▶

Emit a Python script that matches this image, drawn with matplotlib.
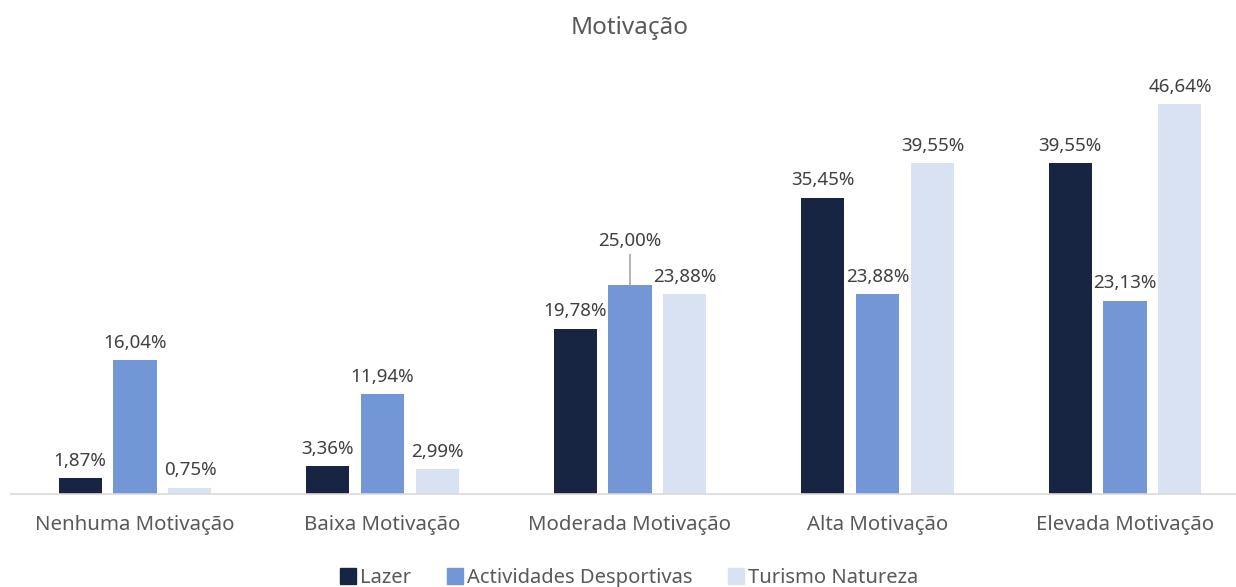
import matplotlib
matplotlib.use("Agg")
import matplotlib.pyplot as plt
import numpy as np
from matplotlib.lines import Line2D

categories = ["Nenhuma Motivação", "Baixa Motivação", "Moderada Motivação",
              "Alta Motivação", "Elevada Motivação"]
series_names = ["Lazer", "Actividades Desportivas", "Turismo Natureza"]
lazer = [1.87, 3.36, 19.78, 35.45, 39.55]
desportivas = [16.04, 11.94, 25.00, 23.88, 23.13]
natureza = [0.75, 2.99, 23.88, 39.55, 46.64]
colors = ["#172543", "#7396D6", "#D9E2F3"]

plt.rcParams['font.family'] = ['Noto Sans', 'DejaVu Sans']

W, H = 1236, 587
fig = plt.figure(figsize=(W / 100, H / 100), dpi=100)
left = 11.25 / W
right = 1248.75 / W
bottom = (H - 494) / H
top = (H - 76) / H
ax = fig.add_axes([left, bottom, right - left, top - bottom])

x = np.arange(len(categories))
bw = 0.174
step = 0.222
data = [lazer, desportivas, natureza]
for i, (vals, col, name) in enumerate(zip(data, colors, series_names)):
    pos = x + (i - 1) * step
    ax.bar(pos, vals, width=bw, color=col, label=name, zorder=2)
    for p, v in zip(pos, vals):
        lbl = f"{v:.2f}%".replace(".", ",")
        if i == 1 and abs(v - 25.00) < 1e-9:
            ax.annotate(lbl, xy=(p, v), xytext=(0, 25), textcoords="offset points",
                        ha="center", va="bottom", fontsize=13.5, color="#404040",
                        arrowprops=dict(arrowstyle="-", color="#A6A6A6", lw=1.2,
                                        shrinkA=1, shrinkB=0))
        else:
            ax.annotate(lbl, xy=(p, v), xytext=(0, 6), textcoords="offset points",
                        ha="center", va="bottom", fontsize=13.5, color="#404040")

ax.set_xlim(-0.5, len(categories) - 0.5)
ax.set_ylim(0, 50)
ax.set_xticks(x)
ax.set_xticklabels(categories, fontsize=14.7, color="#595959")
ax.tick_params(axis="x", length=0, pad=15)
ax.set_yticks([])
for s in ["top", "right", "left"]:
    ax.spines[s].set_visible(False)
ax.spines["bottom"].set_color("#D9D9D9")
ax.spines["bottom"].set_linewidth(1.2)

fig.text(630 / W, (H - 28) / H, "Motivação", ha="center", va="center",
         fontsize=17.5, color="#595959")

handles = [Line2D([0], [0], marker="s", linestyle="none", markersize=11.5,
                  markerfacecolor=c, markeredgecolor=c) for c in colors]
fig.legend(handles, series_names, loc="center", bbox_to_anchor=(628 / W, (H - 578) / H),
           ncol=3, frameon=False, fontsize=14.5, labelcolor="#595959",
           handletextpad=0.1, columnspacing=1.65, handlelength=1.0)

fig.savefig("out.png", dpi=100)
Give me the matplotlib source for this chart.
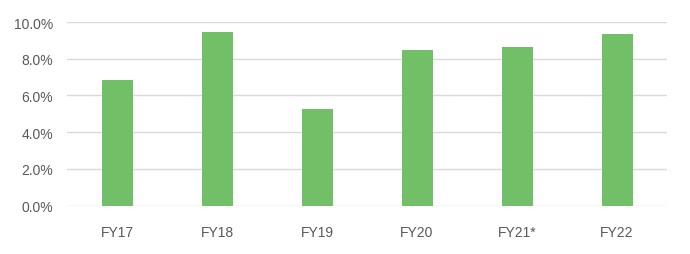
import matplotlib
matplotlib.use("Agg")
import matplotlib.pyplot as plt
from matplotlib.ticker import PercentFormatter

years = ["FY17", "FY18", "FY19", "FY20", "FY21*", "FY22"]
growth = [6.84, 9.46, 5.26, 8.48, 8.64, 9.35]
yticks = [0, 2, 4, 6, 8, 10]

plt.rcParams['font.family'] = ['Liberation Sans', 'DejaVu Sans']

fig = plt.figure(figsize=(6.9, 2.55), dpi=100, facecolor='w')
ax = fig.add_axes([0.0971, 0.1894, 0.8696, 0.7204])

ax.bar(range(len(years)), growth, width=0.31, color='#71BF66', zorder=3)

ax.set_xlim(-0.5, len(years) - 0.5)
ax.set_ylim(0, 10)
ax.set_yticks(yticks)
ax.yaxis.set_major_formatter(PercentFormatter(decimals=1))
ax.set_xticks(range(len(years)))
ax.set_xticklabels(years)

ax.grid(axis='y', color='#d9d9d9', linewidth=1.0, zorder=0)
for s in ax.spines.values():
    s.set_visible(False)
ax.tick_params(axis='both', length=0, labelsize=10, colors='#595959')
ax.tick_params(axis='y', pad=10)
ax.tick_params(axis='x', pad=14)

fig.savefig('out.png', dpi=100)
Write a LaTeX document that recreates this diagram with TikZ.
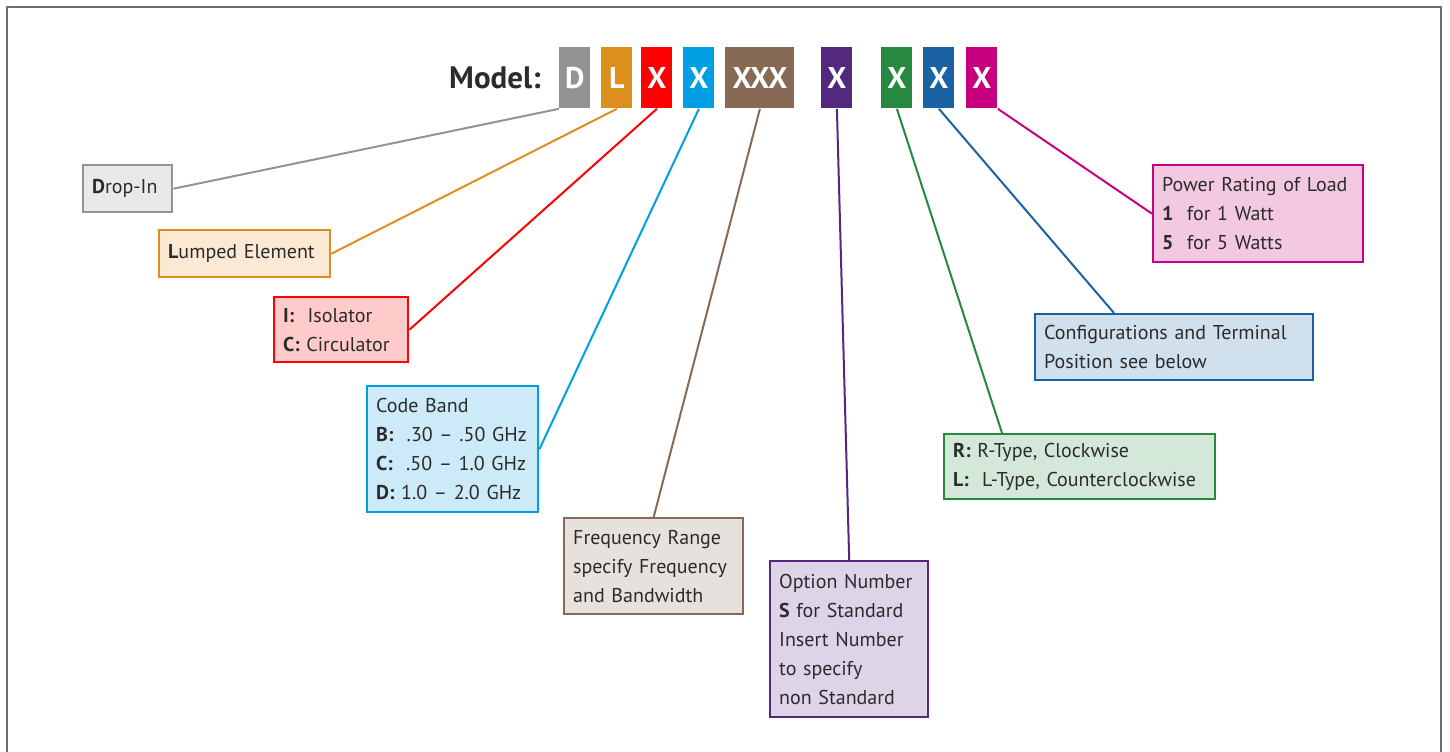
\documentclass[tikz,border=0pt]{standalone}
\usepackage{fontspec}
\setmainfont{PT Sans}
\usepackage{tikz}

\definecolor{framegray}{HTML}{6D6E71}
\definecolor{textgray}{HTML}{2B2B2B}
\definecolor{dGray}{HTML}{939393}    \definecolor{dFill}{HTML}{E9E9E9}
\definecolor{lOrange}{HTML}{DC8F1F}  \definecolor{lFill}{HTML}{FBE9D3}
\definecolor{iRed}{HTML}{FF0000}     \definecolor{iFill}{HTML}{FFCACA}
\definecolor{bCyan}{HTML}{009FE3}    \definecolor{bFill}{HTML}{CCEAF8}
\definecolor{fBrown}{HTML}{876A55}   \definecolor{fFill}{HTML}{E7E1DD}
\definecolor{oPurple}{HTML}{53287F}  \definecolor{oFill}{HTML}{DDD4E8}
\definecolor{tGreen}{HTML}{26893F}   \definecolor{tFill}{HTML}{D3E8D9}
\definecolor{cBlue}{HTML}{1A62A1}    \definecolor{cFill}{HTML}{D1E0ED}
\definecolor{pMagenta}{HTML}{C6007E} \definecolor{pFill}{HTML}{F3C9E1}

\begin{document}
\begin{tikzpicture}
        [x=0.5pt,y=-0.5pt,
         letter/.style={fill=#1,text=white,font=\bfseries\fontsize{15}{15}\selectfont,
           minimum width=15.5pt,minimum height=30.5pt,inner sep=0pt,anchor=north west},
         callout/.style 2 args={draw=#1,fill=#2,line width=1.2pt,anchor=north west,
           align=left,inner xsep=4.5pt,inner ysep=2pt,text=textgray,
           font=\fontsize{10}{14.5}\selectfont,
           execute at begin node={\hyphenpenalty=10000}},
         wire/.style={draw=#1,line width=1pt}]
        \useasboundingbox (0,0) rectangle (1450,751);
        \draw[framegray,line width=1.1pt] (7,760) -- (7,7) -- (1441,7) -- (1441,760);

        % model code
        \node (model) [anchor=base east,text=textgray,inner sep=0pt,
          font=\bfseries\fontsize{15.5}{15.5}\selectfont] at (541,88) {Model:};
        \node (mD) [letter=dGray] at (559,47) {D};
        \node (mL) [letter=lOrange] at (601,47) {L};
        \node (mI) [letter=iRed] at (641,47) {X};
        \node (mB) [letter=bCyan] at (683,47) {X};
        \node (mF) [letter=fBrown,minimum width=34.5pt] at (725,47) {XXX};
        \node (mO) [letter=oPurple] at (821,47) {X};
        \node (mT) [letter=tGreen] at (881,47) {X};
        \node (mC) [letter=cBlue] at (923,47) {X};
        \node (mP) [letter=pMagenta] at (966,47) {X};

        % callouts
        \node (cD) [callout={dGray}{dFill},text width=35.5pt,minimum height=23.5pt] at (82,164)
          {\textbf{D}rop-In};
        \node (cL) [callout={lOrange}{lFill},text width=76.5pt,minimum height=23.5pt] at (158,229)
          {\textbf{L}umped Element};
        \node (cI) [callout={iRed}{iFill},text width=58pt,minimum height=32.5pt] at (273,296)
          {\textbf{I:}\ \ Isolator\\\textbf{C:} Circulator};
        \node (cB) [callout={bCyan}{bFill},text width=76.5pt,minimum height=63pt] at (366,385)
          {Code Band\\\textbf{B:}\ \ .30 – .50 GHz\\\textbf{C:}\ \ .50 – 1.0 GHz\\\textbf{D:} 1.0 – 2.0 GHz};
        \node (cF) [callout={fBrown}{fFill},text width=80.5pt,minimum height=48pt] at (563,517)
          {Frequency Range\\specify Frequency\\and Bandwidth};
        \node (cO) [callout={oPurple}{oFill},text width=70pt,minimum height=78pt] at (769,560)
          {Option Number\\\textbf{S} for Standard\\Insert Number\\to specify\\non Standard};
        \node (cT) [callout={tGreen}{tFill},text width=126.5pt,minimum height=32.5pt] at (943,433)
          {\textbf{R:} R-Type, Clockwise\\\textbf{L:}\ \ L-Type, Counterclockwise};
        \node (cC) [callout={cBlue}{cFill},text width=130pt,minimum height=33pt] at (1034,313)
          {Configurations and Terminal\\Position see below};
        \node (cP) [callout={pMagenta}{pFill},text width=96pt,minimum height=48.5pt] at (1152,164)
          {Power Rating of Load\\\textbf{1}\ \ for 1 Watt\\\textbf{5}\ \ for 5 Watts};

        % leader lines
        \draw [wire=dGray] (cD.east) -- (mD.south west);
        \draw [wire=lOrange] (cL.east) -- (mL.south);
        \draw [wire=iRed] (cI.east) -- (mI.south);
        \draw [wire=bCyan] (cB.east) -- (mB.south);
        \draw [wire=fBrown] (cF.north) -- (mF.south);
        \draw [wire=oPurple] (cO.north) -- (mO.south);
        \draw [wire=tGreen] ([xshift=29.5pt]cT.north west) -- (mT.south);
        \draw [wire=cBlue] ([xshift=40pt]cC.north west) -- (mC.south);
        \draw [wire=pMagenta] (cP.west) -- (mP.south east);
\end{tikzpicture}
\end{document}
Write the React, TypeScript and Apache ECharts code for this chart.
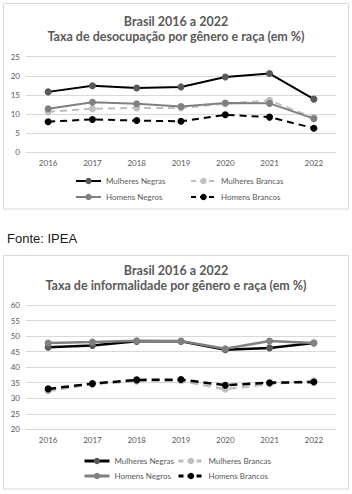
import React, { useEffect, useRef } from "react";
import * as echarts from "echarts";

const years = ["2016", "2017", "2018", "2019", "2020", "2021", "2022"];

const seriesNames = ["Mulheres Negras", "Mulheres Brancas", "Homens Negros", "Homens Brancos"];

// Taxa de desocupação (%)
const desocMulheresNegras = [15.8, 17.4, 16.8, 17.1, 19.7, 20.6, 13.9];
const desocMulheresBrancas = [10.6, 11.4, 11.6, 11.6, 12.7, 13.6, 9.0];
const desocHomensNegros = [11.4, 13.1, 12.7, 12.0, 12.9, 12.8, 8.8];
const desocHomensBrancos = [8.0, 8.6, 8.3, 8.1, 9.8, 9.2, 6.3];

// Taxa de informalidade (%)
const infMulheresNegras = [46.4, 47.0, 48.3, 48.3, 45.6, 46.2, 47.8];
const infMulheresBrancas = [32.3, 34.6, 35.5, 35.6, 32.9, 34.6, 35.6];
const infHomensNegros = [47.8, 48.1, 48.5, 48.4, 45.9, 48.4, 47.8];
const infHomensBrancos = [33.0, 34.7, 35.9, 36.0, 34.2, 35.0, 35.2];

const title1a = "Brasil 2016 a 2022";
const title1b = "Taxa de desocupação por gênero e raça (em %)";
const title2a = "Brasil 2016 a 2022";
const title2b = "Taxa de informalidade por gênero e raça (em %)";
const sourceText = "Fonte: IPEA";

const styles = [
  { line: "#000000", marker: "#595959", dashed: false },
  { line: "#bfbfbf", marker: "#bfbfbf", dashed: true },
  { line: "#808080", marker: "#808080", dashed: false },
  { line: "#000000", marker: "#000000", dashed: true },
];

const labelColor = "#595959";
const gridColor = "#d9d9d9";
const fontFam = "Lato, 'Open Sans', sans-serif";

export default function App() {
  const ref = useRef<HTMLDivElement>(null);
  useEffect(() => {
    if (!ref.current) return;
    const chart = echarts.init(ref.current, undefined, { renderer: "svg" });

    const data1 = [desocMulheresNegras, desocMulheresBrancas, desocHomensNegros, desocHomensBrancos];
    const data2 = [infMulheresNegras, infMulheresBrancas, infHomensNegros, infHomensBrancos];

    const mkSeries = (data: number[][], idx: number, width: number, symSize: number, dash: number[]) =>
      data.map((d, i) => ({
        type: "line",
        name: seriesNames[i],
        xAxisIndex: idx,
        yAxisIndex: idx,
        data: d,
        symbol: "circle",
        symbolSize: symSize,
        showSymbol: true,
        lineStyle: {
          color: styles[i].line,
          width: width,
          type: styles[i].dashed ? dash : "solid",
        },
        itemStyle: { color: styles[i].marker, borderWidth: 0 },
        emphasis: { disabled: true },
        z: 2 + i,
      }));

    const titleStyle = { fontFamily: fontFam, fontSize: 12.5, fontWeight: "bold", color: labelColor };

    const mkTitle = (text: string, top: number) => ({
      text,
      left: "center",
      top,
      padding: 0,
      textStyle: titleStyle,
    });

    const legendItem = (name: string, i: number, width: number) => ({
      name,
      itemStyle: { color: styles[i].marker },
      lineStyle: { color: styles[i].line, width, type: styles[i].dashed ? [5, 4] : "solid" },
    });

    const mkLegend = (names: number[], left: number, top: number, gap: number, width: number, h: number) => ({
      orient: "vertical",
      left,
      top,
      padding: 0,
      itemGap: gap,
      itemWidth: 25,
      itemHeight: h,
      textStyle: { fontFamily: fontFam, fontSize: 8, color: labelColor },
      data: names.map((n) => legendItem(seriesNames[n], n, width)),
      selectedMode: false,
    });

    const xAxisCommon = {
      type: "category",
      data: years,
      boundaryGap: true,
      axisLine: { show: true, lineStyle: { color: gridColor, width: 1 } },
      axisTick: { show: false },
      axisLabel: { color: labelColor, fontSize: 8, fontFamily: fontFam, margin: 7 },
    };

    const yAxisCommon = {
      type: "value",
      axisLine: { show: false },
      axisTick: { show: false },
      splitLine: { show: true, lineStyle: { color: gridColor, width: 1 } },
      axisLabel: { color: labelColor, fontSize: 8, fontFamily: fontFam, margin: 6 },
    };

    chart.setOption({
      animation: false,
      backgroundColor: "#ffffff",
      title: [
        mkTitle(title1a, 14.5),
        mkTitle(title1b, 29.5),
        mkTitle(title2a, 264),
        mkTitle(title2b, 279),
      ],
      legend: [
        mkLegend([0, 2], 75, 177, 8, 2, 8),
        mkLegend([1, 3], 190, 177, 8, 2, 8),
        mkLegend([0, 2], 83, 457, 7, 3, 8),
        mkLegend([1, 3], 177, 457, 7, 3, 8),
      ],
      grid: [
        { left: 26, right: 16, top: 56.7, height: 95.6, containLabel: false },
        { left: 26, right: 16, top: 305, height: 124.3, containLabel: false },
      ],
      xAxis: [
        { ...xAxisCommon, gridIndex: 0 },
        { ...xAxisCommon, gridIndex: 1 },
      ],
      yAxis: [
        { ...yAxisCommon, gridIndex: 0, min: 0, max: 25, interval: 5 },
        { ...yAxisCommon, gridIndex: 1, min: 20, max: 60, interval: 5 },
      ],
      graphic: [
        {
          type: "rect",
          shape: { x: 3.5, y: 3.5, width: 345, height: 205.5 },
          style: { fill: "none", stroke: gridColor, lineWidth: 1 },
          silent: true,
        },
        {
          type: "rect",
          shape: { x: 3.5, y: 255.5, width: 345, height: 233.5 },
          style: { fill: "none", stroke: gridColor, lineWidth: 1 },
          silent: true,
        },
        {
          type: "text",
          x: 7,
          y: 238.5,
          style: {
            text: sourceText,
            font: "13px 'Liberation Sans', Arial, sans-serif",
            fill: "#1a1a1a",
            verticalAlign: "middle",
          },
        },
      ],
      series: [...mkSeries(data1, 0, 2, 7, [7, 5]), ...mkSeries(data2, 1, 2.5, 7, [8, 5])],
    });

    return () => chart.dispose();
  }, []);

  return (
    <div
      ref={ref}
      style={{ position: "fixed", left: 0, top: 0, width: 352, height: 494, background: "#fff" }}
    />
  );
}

◀

What the task requires
Only the lines from the top of the records through the line with "from matplotlib.lines import Line2D" belong in the copy; write them out exactly, leaving out pictures.

Result of the task
Emit a Python script that matches this image, drawn with matplotlib.
import matplotlib
matplotlib.use("Agg")
import matplotlib.pyplot as plt
import numpy as np
from matplotlib.lines import Line2D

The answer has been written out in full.